I’m a bit confused on the changes between v0.8 to v0.9 in regards to the shape of functions defined on mixed function spaces. Here’s a MWE:
from dolfinx import fem,mesh
from mpi4py import MPI
import ufl
import basix
a = ufl.as_tensor([[1,2,3],[4,5,6],[7,8,9]])
b = ufl.as_tensor([1,2,3])
print(f'2nd order tensor shape: {a.ufl_shape}')
print(f'1st order tensor shape: {b.ufl_shape}')
c = ufl.dot(a,b)
print(f'inner product shape: {c.ufl_shape}')
msh = mesh.create_unit_interval(MPI.COMM_WORLD,10)
U = fem.functionspace(msh,("DG", 0,(6,3)))
u = fem.Function(U)
print(f'function shape: {u.ufl_shape}')
d = ufl.dot(u,b)
print(f'inner product shape: {d.ufl_shape}')
e = basix.ufl.element('CG',msh.topology.cell_name(),1,shape=(6,3))

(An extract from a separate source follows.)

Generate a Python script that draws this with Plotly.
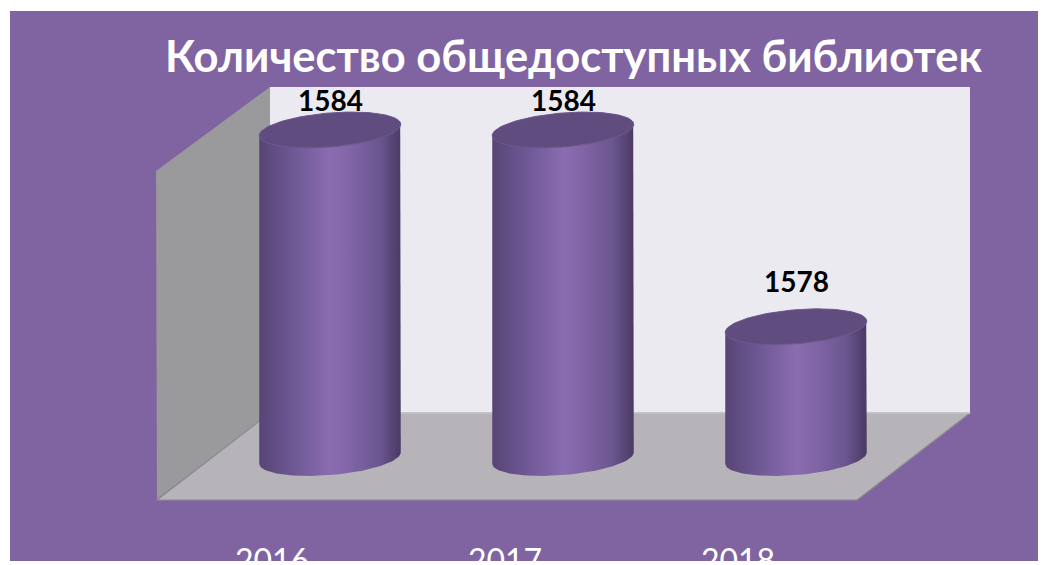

T = fem.functionspace(msh,basix.ufl.mixed_element(2*[e]))
t = fem.Function(T)
t1,t2 = t.split()
print(f'function shape: {t.ufl_shape}')
print(f'sub-function shape: {t1.ufl_shape}')
d = ufl.dot(t1,b)
print(f'inner product shape: {u.ufl_shape}')
The result in v0.8 is:
2nd order tensor shape: (3, 3)
1st order tensor shape: (3,)
inner product shape: (3,)
function shape: (6, 3)
inner product shape: (6,)
function shape: (36,)
sub-function shape: (6, 3)
inner product shape: (6, 3)
And in v0.9:
2nd order tensor shape: (3, 3)
1st order tensor shape: (3,)
inner product shape: (3,)
function shape: (6, 3)
inner product shape: (6,)
function shape: (36,)
sub-function shape: (18,)
Traceback (most recent call last):
File "...", line 33, in <module>
d = ufl.dot(t1,b)
File ".../ufl/operators.py", line 225, in dot
return Dot(a, b)
File ".../ufl/tensoralgebra.py", line 217, in __new__
raise ValueError("Dimension mismatch in dot product.")
ValueError: Dimension mismatch in dot product.
Is this expected and if so, what would be the correct syntax?